Loudoun County prosecutor Buta Biberaj defended the decision to transfer a boy accused of sexually assaulting a female student in a girl’s bathroom to a different high school in the same school district late last week, telling local media that the boy had no prior record.
The Daily Wire reported, earlier in October, that Scott Smith’s daughter was allegedly raped in a high school bathroom by a male student who reportedly identifies as “gender-fluid.” Smith’s face was splashed across news networks and his arrest was used as an example of challenging behavior by parents in a letter from the National School Board Association (NSBA) to the Department of Justice, demanding the DOJ investigate confrontations before they become “domestic terrorism or hate crimes.”
The 15-year-old student, who was, according to Smith, charged with several counts of sexual assault, including a charge of forcible rape and a charge of forcible sodomy — ostensibly violent crimes. The student, however, was transferred to another school within the same district and, reportedly, went on to commit a second sexual assault.
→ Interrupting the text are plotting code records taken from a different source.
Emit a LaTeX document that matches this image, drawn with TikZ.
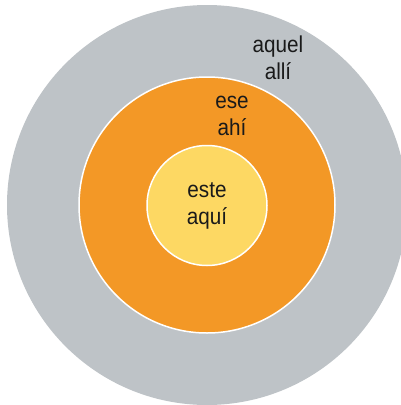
\documentclass[tikz,border=0pt]{standalone}
\usepackage{fontspec}
\setmainfont{Liberation Sans}[FakeStretch=0.9]
\definecolor{ringgray}{RGB}{190,195,199}
\definecolor{ringorange}{RGB}{243,152,38}
\definecolor{ringyellow}{RGB}{253,216,99}
\definecolor{txt}{RGB}{26,26,26}
\begin{document}
\begin{tikzpicture}[x=1pt,y=-1pt,
  ring/.style={circle, inner sep=0pt, draw=white, line width=1.5pt},
  lbl/.style={align=center, text=txt, inner sep=0pt, font=\fontsize{23}{27}\selectfont}]
\useasboundingbox (0,0) rectangle (401,405);
\clip (0,0) rectangle (401,405);
\node[ring, fill=ringgray, draw=none, minimum size=400pt] (outer) at (207,205) {};
\node[ring, fill=ringorange, minimum size=256pt] (middle) at (207,205) {};
\node[ring, fill=ringyellow, minimum size=120pt] (inner) at (207,205.5) {};
\node[lbl] (aquel) at (278,58) {aquel\\allí};
\node[lbl] (ese) at (232,116) {ese\\ahí};
\node[lbl] (este) at (207,206) {este\\aquí};
\end{tikzpicture}
\end{document}
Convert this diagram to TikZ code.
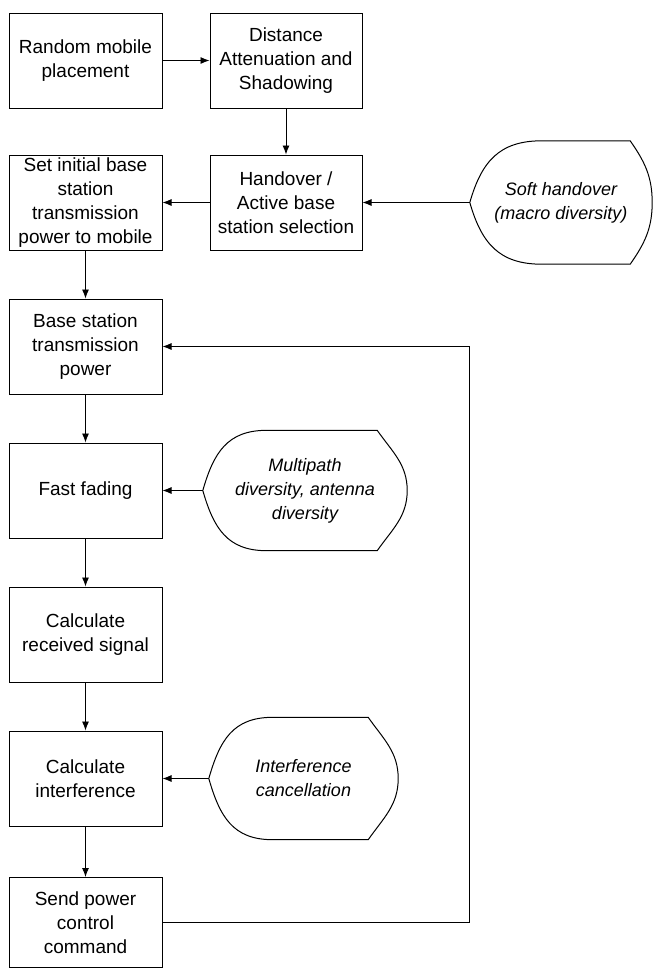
\documentclass[tikz,border=0pt]{standalone}
\usepackage{fontspec}
\setmainfont{Liberation Sans}
\usepackage{tikz}
\usetikzlibrary{arrows.meta}
% outline of a side note: node name, top-left inset, right inset
\newcommand{\bowline}[3]{%
  \draw[bowedge] (#1.west) to[out=74,in=180,looseness=1.15] ([xshift=#2]#1.north west) -- ([xshift=-#3]#1.north east)
    to[out=-55,in=90] (#1.east) to[out=-90,in=55] ([xshift=-#3]#1.south east)
    -- ([xshift=#2]#1.south west) to[out=180,in=-74,looseness=1.15] (#1.west);}

\begin{document}
\begin{tikzpicture}[x=1pt,y=-1pt,node distance=144pt,
  font=\fontsize{19pt}{24pt}\selectfont,
  block/.style={draw,line width=1pt,minimum width=153pt,minimum height=95pt,inner sep=0pt,align=center},
  sidenote/.style={minimum height=121pt,inner sep=0pt,align=center,font=\fontsize{18pt}{24pt}\selectfont\itshape},
  bowedge/.style={line width=1pt},
  arr/.style={-{Latex[length=9pt,width=7pt]},line width=0.9pt}]
\useasboundingbox (0,0) rectangle (655,970);
% Create nodes for the main steps
\node[block] (placement) at (85.5,60.5) {Random mobile\\placement};
\node[block, minimum width=152pt, node distance=200.5pt, right of=placement] (shadowing) {Distance\\Attenuation and\\Shadowing};
\node[block, minimum width=152pt, node distance=142pt, below of=shadowing] (handover) {Handover /\\Active base\\station selection};
\node[block, node distance=142pt, below of=placement] (initpower) {Set initial base\\station\\transmission\\power to mobile};
\node[block, below of=initpower] (btspower) {Base station\\transmission\\power};
\node[block, below of=btspower] (fading) {Fast fading};
\node[block, below of=fading] (received) {Calculate\\received signal};
\node[block, below of=received] (interference) {Calculate\\interference};
\node[block, minimum height=90pt, below of=interference] (command) {Send power\\control\\command};

% Side notes
\node[sidenote, minimum width=182pt, minimum height=123pt, node distance=275pt, right of=handover] (softho) {Soft handover\\(macro diversity)};
\node[sidenote, minimum width=204pt, minimum height=120pt, node distance=219.5pt, right of=fading] (multipath) {Multipath\\diversity, antenna\\diversity};
\node[sidenote, minimum width=189pt, minimum height=122pt, node distance=218pt, right of=interference] (cancel) {Interference\\cancellation};
\bowline{softho}{72pt}{22pt}
\bowline{multipath}{64pt}{30pt}
\bowline{cancel}{64pt}{30pt}

% Connections
\draw[arr] (placement) -- (shadowing);
\draw[arr] (shadowing) -- (handover);
\draw[arr] (handover) -- (initpower);
\draw[arr] (initpower) -- (btspower);
\draw[arr] (btspower) -- (fading);
\draw[arr] (fading) -- (received);
\draw[arr] (received) -- (interference);
\draw[arr] (interference) -- (command);
\draw[arr] (softho.west) -- (handover);
\draw[arr] (multipath.west) -- (fading);
\draw[arr] (cancel.west) -- (interference);
\draw[arr] (command.east) -- ++(307,0) |- (btspower.east);
\end{tikzpicture}
\end{document}
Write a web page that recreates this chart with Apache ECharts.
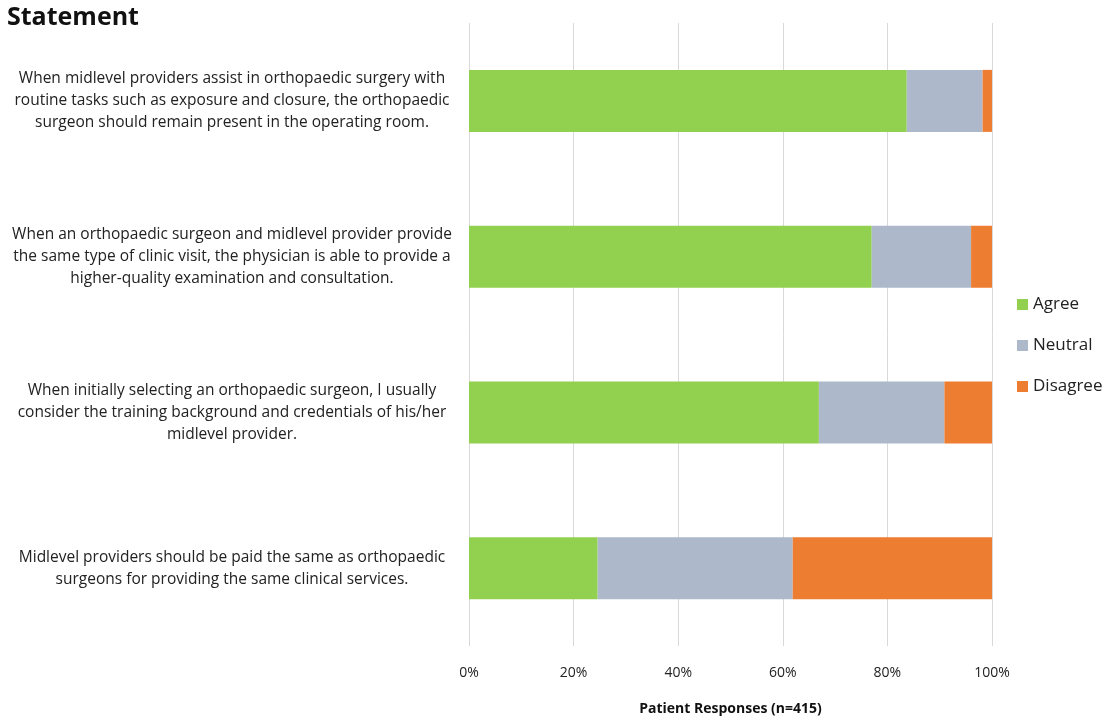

Biberaj, according to Smith and Smith’s attorney Elizabeth Lancaster, “pushed for jail time against Smith who was slapped with charges of disorderly conduct and resisting arrest,” per the Daily Mail, citing The Daily Wire’s coverage, and “appeared in court to personally prosecute Smith, despite knowing that the details of the case involved his daughter” and despite campaigning on a progressive platform opposed to over-incarceration.
Smith was eventually given a 10-day suspended sentence; the alleged rapist was given an ankle monitor. The student is now being held in a juvenile detention center per more recent reports.
Biberaj defended her office’s approach to the alleged student rapist in an interview with local media late last week, claiming the office believed the teen wasn’t a threat, despite the severity of the allegations.
“We believed based on the facts that he had no history of having done this prior to this offense that was alleged,” Biberaj told a Washington, D.C., news outlet.
“She said because of that, there was a belief it was unlikely he would re-offend. She said her office consulted with the family of the victim and the office of probation about the decision,” the outlet noted. “She said the judge agreed with the recommendation.”
She then suggested that there are unreported details about the alleged attack: “I would ask this: for people to be patient because as we know what sometimes is reported initially is not then what the end result of all the facts are.”
The Loudoun County Sheriff’s office, in its own statement, alluded to a previous relationship between the two students: “the suspect and victim were familiar with each other, the investigation was complex, and a public announcement had the potential to identify a juvenile victim.”
The student, however, is now being charged with a second offense, also a sexual assault. “The sheriff’s office says on Oct. 6, the same boy, now 15, forced a female student into an empty classroom and touched her inappropriately,” according to Fox 5 Washington, D.C.